# [What the task requires]
Below are the records; give again exactly the lines from the one containing "What Bokeh code" through the one containing "from bokeh.resources import INLINE", leaving out pictures.

# [Dataset excerpts]

● ● ●

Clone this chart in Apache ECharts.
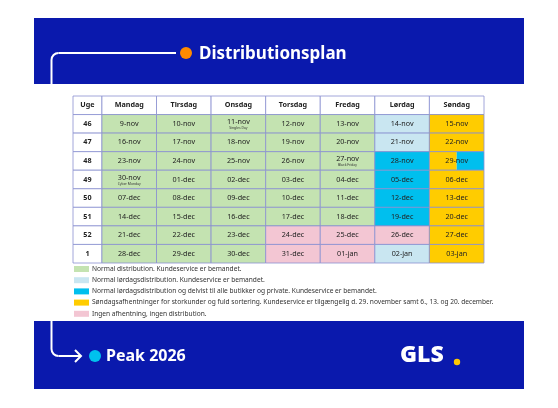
<!DOCTYPE html>
<html><head><meta charset="utf-8">
<script src="https://cdn.jsdelivr.net/npm/echarts@6/dist/echarts.min.js"></script>
<style>html,body{margin:0;padding:0;background:#fff}#c{width:558px;height:408px}</style>
</head><body><div id="c"></div>
<script>
const headers = ['Uge','Mandag','Tirsdag','Onsdag','Torsdag','Fredag','Lørdag','Søndag'];
const weeks = ['46','47','48','49','50','51','52','1'];
const dates = [
 ['9-nov','10-nov','11-nov','12-nov','13-nov','14-nov','15-nov'],
 ['16-nov','17-nov','18-nov','19-nov','20-nov','21-nov','22-nov'],
 ['23-nov','24-nov','25-nov','26-nov','27-nov','28-nov','29-nov'],
 ['30-nov','01-dec','02-dec','03-dec','04-dec','05-dec','06-dec'],
 ['07-dec','08-dec','09-dec','10-dec','11-dec','12-dec','13-dec'],
 ['14-dec','15-dec','16-dec','17-dec','18-dec','19-dec','20-dec'],
 ['21-dec','22-dec','23-dec','24-dec','25-dec','26-dec','27-dec'],
 ['28-dec','29-dec','30-dec','31-dec','01-jan','02-jan','03-jan']
];
const status = [
 'NNNNNLS','NNNNNLS','NNNNNDB','NNNNNDS','NNNNNDS','NNNNNDS','NNNXXXS','NNNXXLS'
];
const notes = {'11-nov':'Singles Day','30-nov':'Cyber Monday','27-nov':'Black Friday'};
const legendCodes = ['N','L','D','S','X'];
const legendTexts = [
 'Normal distribution. Kundeservice er bemandet.',
 'Normal lørdagsdistribution. Kundeservice er bemandet.',
 'Normal lørdagsdistribution og delvist til alle butikker og private. Kundeservice er bemandet.',
 'Søndagsafhentninger for storkunder og fuld sortering. Kundeservice er tilgængelig d. 29. november samt 6., 13. og 20. december.',
 'Ingen afhentning, ingen distribution.'
];
const colors = {N:'#c4e3b1',L:'#c9e6f1',D:'#00bfee',S:'#ffcc00',X:'#f3c6d3',H:'#ffffff'};
const blue = '#0a19ad';

const data = [];
headers.forEach((h,i)=>data.push([i,0,h,'H','', '',1]));
weeks.forEach((w,r)=>{
  data.push([0,r+1,w,'H','', '',1]);
  dates[r].forEach((d,c)=>{
    const s=status[r][c];
    if(s==='B') data.push([c+1,r+1,d,'S',notes[d]||'','D',0]);
    else data.push([c+1,r+1,d,s,notes[d]||'','',0]);
  });
});
const ugeW = 0.53;
const chart = echarts.init(document.getElementById('c'));
const FONT = '"Noto Sans", sans-serif';
const legendG = [];
legendTexts.forEach((t,i)=>{
  legendG.push({type:'rect',shape:{x:74,y:266+i*11.2,width:15,height:6},style:{fill:colors[legendCodes[i]]}});
  legendG.push({type:'text',style:{x:92,y:269+i*11.2,text:t,fill:'#333',font:'6.6px '+FONT,verticalAlign:'middle'}});
});
const ws = {stroke:'#fff',lineWidth:2,fill:null};
chart.setOption({
  animation:false,
  grid:{left:73,top:96,right:74,bottom:145},
  xAxis:{type:'value',min:-ugeW,max:7,show:false},
  yAxis:{type:'category',inverse:true,data:['h'].concat(weeks),show:false},
  series:[{type:'custom',data:data,renderItem:function(params,api){
    const c=api.value(0), r=api.value(1);
    const x0=c===0?-ugeW:c-1, x1=c===0?0:c;
    const p0=api.coord([x0,r]), p1=api.coord([x1,r]);
    const h=api.size([0,1])[1];
    const y=p0[1]-h/2, x=p0[0], w=p1[0]-p0[0];
    const code=api.value(3), code2=api.value(5), note=api.value(4), bold=api.value(6)===1;
    const ch=[];
    if(code2){
      ch.push({type:'rect',shape:{x:x,y:y,width:w/2,height:h},style:{fill:colors[code]}});
      ch.push({type:'rect',shape:{x:x+w/2,y:y,width:w/2,height:h},style:{fill:colors[code2]}});
    } else ch.push({type:'rect',shape:{x:x,y:y,width:w,height:h},style:{fill:colors[code]}});
    ch.push({type:'rect',shape:{x:x,y:y,width:w,height:h},style:{fill:'transparent',stroke:'#8a90d0',lineWidth:0.8}});
    ch.push({type:'text',style:{x:x+w/2,y:note?y+h/2-1.5:y+h/2,text:String(api.value(2)),align:'center',verticalAlign:'middle',fill:'#222',font:(bold?'bold 7.2px ':'7.2px ')+FONT}});
    if(note) ch.push({type:'text',style:{x:x+w/2,y:y+h/2+4.5,text:String(note),align:'center',verticalAlign:'middle',fill:'#333',font:'3.4px '+FONT}});
    return {type:'group',children:ch};
  }}],
  graphic:[
    {type:'rect',shape:{x:34,y:18,width:490,height:66},style:{fill:blue}},
    {type:'rect',shape:{x:34,y:321,width:490,height:68},style:{fill:blue}},
    {type:'line',shape:{x1:51.5,y1:84,x2:51.5,y2:60},style:ws},
    {type:'arc',shape:{cx:58.5,cy:60,r:7,startAngle:Math.PI,endAngle:1.5*Math.PI},style:ws},
    {type:'line',shape:{x1:58.5,y1:53,x2:176,y2:53},style:ws},
    {type:'circle',shape:{cx:186,cy:53,r:6},style:{fill:'#ff8a00'}},
    {type:'text',style:{x:199,y:54,text:'Distributionsplan',fill:'#fff',font:'bold 17px '+FONT,verticalAlign:'middle'}},
    {type:'line',shape:{x1:51.5,y1:321,x2:51.5,y2:349},style:ws},
    {type:'arc',shape:{cx:58.5,cy:349,r:7,startAngle:0.5*Math.PI,endAngle:Math.PI},style:ws},
    {type:'line',shape:{x1:58.5,y1:356,x2:81,y2:356},style:ws},
    {type:'polyline',shape:{points:[[75,350],[81,356],[75,362]]},style:ws},
    {type:'circle',shape:{cx:95,cy:356,r:6},style:{fill:'#00c2ee'}},
    {type:'text',style:{x:106,y:356,text:'Peak 2026',fill:'#fff',font:'bold 16px '+FONT,verticalAlign:'middle'}},
    {type:'text',style:{x:400,y:355,text:'GLS',fill:'#fff',font:'900 23px '+FONT,verticalAlign:'middle'}},
    {type:'circle',shape:{cx:457,cy:362,r:3.2},style:{fill:'#ffc800'}}
  ].concat(legendG)
});
</script></body></html>
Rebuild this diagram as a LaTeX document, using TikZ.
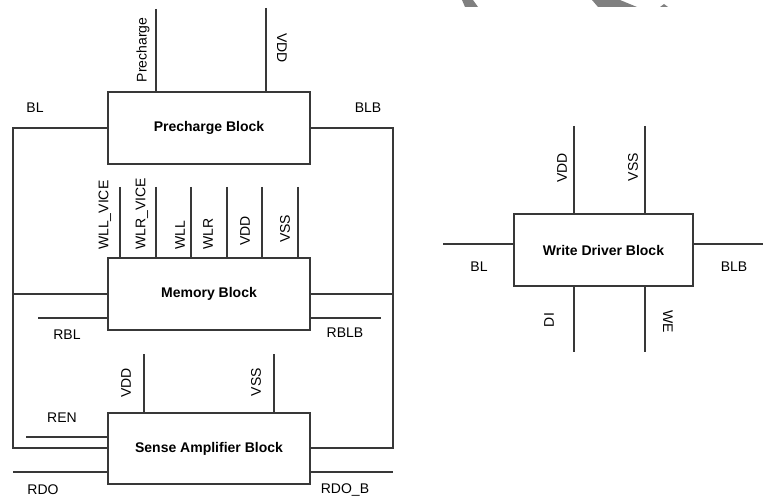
\documentclass[tikz,border=0pt]{standalone}
\usepackage{fontspec}
\setmainfont{Liberation Sans}
\begin{document}
\begin{tikzpicture}[x=1pt,y=-1pt,
  wire/.style={draw=black!78, line width=1.2pt},
  block/.style={draw=black!78, line width=1.2pt, rectangle, inner sep=0pt, font=\fontsize{14}{16}\selectfont\bfseries},
  lbl/.style={inner sep=0pt, font=\fontsize{14}{16}\selectfont},
  lblup/.style={lbl, rotate=90},
  lbldown/.style={lbl, rotate=-90},
  mark/.style={fill=black!50, draw=none}]
\useasboundingbox (0,0) rectangle (763,497);
% gray fragments at the top edge
\fill[black!50] (462,0) -- (473,0) -- (478,7) -- (465,7) -- cycle;
\fill[black!50] (592,0) -- (620,0) -- (637,7) -- (598,7) -- cycle;
\fill[black!50] (664,4) -- (668,7) -- (660,7) -- cycle;

% blocks
\node[block, minimum width=202pt, minimum height=72pt] (pc) at (209,128) {Precharge Block};
\node[block, minimum width=202pt, minimum height=72pt] (mem) at (209,294) {Memory Block};
\node[block, minimum width=202pt, minimum height=71pt] (sa) at (209,448.5) {Sense Amplifier Block};
\node[block, minimum width=179pt, minimum height=72pt] (wd) at (603.5,250) {Write Driver Block};

% coordinates for free ends
\coordinate (pcP) at (156,9);
\coordinate (pcV) at (266,8);
\coordinate (blA) at (13,128);
\coordinate (blB) at (13,448);
\coordinate (blbA) at (393,128);
\coordinate (blbB) at (393,448);
\coordinate (mblL) at (13,294);
\coordinate (mblR) at (393,294);
\coordinate (rbl) at (38,318);
\coordinate (rblb) at (381,318);
\coordinate (ren) at (26,437);
\coordinate (rdo) at (13,472);
\coordinate (rdob) at (393,472);
\coordinate (saV) at (144,354);
\coordinate (saS) at (274,354);
\coordinate (wdV) at (574,126);
\coordinate (wdS) at (645,126);
\coordinate (wdBL) at (443,244);
\coordinate (wdBLB) at (763,244);
\coordinate (wdDI) at (574,352);
\coordinate (wdWE) at (645,352);

% precharge pins
\draw[wire] (pcP) -- (pc.north -| pcP);
\draw[wire] (pcV) -- (pc.north -| pcV);
% bit lines
\draw[wire] (pc.west) -- (blA) -- (blB) -- (sa.west |- blB);
\draw[wire] (pc.east) -- (blbA) -- (blbB) -- (sa.east |- blbB);
\draw[wire] (mem.west) -- (mblL);
\draw[wire] (mem.east) -- (mblR);
\draw[wire] (rbl) -- (mem.west |- rbl);
\draw[wire] (mem.east |- rblb) -- (rblb);
% memory pins
\foreach \n/\x in {a/120,b/156,c/191,d/227,e/262,f/298}{
  \coordinate (mp\n) at (\x,187);
  \draw[wire] (mp\n) -- (mem.north -| mp\n);
}
% sense amp
\draw[wire] (saV) -- (sa.north -| saV);
\draw[wire] (saS) -- (sa.north -| saS);
\draw[wire] (ren) -- (sa.west |- ren);
\draw[wire] (rdo) -- (sa.west |- rdo);
\draw[wire] (sa.east |- rdob) -- (rdob);
% write driver
\draw[wire] (wdV) -- (wd.north -| wdV);
\draw[wire] (wdS) -- (wd.north -| wdS);
\draw[wire] (wdBL) -- (wd.west |- wdBL);
\draw[wire] (wd.east |- wdBLB) -- (wdBLB);
\draw[wire] (wd.south -| wdDI) -- (wdDI);
\draw[wire] (wd.south -| wdWE) -- (wdWE);

% labels
\node[lblup] (lPre) at (143,50) {Precharge};
\node[lbldown] (lPcV) at (282,48) {VDD};
\node[lbl] (lBL) at (35,108) {BL};
\node[lbl] (lBLB) at (368,108) {BLB};
\node[lblup, anchor=west] (l1) at (105,250) {WLL\_VICE};
\node[lblup, anchor=west] (l2) at (142,250) {WLR\_VICE};
\node[lblup, anchor=west] (l3) at (180,250) {WLL};
\node[lblup, anchor=west] (l4) at (208,250) {WLR};
\node[lblup, anchor=west] (l5) at (245,246) {VDD};
\node[lblup, anchor=west] (l6) at (285,243) {VSS};
\node[lbl] (lRBL) at (67,335) {RBL};
\node[lbl] (lRBLB) at (345,333) {RBLB};
\node[lblup] (lSaV) at (126,383) {VDD};
\node[lblup] (lSaS) at (256,382) {VSS};
\node[lbl] (lREN) at (62,418) {REN};
\node[lbl] (lRDO) at (43,490) {RDO};
\node[lbl] (lRDOB) at (345,490) {RDO\_B};
\node[lblup] (lWdV) at (562,168) {VDD};
\node[lblup] (lWdS) at (633,167) {VSS};
\node[lbl] (lWdBL) at (479,267) {BL};
\node[lbl] (lWdBLB) at (734,267) {BLB};
\node[lblup] (lDI) at (549,320) {DI};
\node[lbldown] (lWE) at (668,322) {WE};
\end{tikzpicture}
\end{document}
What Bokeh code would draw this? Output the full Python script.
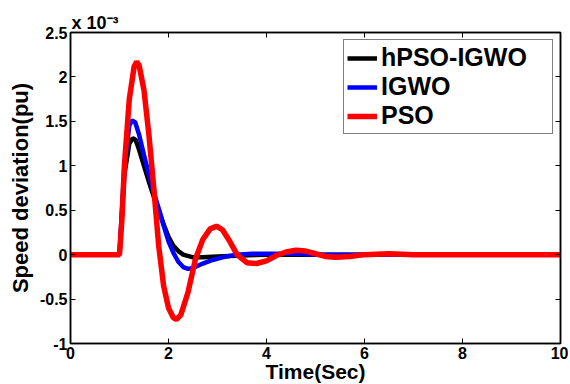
from bokeh.plotting import figure
from bokeh.models import Range1d, LinearAxis, Legend, LegendItem, FixedTicker
from bokeh.embed import file_html
from bokeh.resources import INLINE

# Data (speed deviation in units of 1e-3 pu)
t_pso = [0, 1.0, 1.05, 1.1, 1.2, 1.3, 1.35, 1.4, 1.5, 1.6, 1.7, 1.8, 1.9, 2.0, 2.1, 2.16, 2.25, 2.4, 2.55,
         2.7, 2.85, 2.98, 3.1, 3.25, 3.4, 3.6, 3.8, 4.0, 4.2, 4.4, 4.6, 4.8, 5.0, 5.2, 5.4, 5.7, 6.0, 6.5, 7.0, 10.0]
y_pso = [0, 0, 0.4, 1.0, 1.75, 2.12, 2.17, 2.13, 1.85, 1.35, 0.75, 0.1, -0.35, -0.6, -0.71, -0.73, -0.68, -0.42, -0.05,
         0.17, 0.29, 0.32, 0.28, 0.15, 0.0, -0.09, -0.10, -0.07, -0.01, 0.03, 0.05, 0.04, 0.01, -0.02, -0.03, -0.02, 0.0, 0.01, 0.0, 0.0]

t_igwo = [0, 1.0, 1.05, 1.1, 1.2, 1.25, 1.32, 1.4, 1.5, 1.6, 1.7, 1.8, 1.9, 2.0, 2.1, 2.2, 2.3, 2.4, 2.5,
          2.7, 2.9, 3.1, 3.4, 3.7, 4.2, 4.6, 5.0, 10.0]
y_igwo = [0, 0, 0.5, 1.0, 1.45, 1.51, 1.49, 1.35, 1.12, 0.9, 0.7, 0.52, 0.33, 0.15, 0.02, -0.08, -0.14, -0.16, -0.15,
          -0.10, -0.06, -0.03, 0.0, 0.01, 0.01, 0.01, 0.0, 0.0]

t_hyb = [0, 1.0, 1.05, 1.1, 1.2, 1.27, 1.33, 1.4, 1.5, 1.6, 1.7, 1.8, 1.9, 2.0, 2.1, 2.2, 2.3, 2.5, 2.7, 3.0, 3.5, 4.0, 10.0]
y_hyb = [0, 0, 0.45, 0.9, 1.25, 1.31, 1.29, 1.18, 1.0, 0.82, 0.65, 0.5, 0.34, 0.2, 0.1, 0.04, 0.0, -0.03, -0.03, -0.02, -0.01, 0.0, 0.0]

x_ticks = [0, 2, 4, 6, 8, 10]
y_ticks = [-1, -0.5, 0, 0.5, 1, 1.5, 2, 2.5]
y_tick_labels = {-1: "-1", -0.5: "-0.5", 0: "0", 0.5: "0.5", 1: "1", 1.5: "1.5", 2: "2", 2.5: "2.5"}
scale_text = "x 10\u207b\u00b3"

FONT = "Liberation Sans"

p = figure(frame_width=490, frame_height=311, output_backend="svg", toolbar_location=None,
           x_range=Range1d(0, 10), y_range=Range1d(-1, 2.5),
           min_border_left=70, min_border_right=8, min_border_top=32, min_border_bottom=40)
p.outline_line_color = "black"
p.outline_line_width = 1.5
p.xgrid.visible = False
p.ygrid.visible = False
p.background_fill_color = "white"

p.title.text = scale_text
p.title.align = "left"
p.title.offset = 1
p.title.standoff = 0
p.title.text_font = FONT
p.title.text_font_style = "bold"
p.title.text_font_size = "18px"
p.title.text_color = "black"
p.title.vertical_align = "bottom"

r1 = p.line(t_hyb, y_hyb, line_color="black", line_width=4.5)
r2 = p.line(t_igwo, y_igwo, line_color="blue", line_width=4.5)
r3 = p.line(t_pso, y_pso, line_color="red", line_width=5.5)


def style_axis(ax):
    ax.major_tick_in = 5
    ax.major_tick_out = 0
    ax.minor_tick_in = 0
    ax.minor_tick_out = 0
    ax.axis_line_color = "black"
    ax.axis_line_width = 1.5
    ax.major_tick_line_color = "black"
    ax.major_label_text_font = FONT
    ax.major_label_text_font_style = "bold"
    ax.major_label_text_font_size = "16px"
    ax.major_label_text_color = "black"
    ax.axis_label_text_font = FONT
    ax.axis_label_text_font_style = "bold"
    ax.axis_label_text_font_size = "21px"
    ax.axis_label_text_color = "black"


xa = p.xaxis[0]
xa.ticker = FixedTicker(ticks=x_ticks)
xa.axis_label = "Time(Sec)"
style_axis(xa)
xa.major_label_standoff = 3
xa.axis_label_standoff = -2

ya = p.yaxis[0]
ya.ticker = FixedTicker(ticks=y_ticks)
ya.major_label_overrides = y_tick_labels
ya.axis_label = "Speed deviation(pu)"
style_axis(ya)
ya.axis_label_text_font_size = "22px"
ya.major_label_standoff = 3
ya.axis_label_standoff = 4

top = LinearAxis(ticker=FixedTicker(ticks=x_ticks))
style_axis(top)
top.major_label_overrides = {t: "" for t in x_ticks}
top.major_label_standoff = 0
p.add_layout(top, "above")
right = LinearAxis(ticker=FixedTicker(ticks=y_ticks))
style_axis(right)
right.major_label_overrides = {t: "" for t in y_ticks}
right.major_label_standoff = 0
p.add_layout(right, "right")

legend = Legend(items=[LegendItem(label="hPSO-IGWO", renderers=[r1]),
                       LegendItem(label="IGWO", renderers=[r2]),
                       LegendItem(label="PSO", renderers=[r3])],
                location="top_right")
legend.label_text_font = FONT
legend.label_text_font_style = "bold"
legend.label_text_font_size = "25px"
legend.label_text_color = "black"
legend.glyph_width = 30
legend.glyph_height = 24
legend.label_height = 24
legend.label_width = 168
legend.label_standoff = 4
legend.spacing = 0
legend.padding = 3
legend.margin = 7
legend.border_line_color = "black"
legend.border_line_width = 1.5
legend.background_fill_color = "white"
p.add_layout(legend)

open("out.html", "w").write(file_html(p, INLINE))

● ● ●

# [Task solution]
What Bokeh code would draw this? Output the full Python script.
from bokeh.plotting import figure
from bokeh.models import Range1d, LinearAxis, Legend, LegendItem, FixedTicker
from bokeh.embed import file_html
from bokeh.resources import INLINE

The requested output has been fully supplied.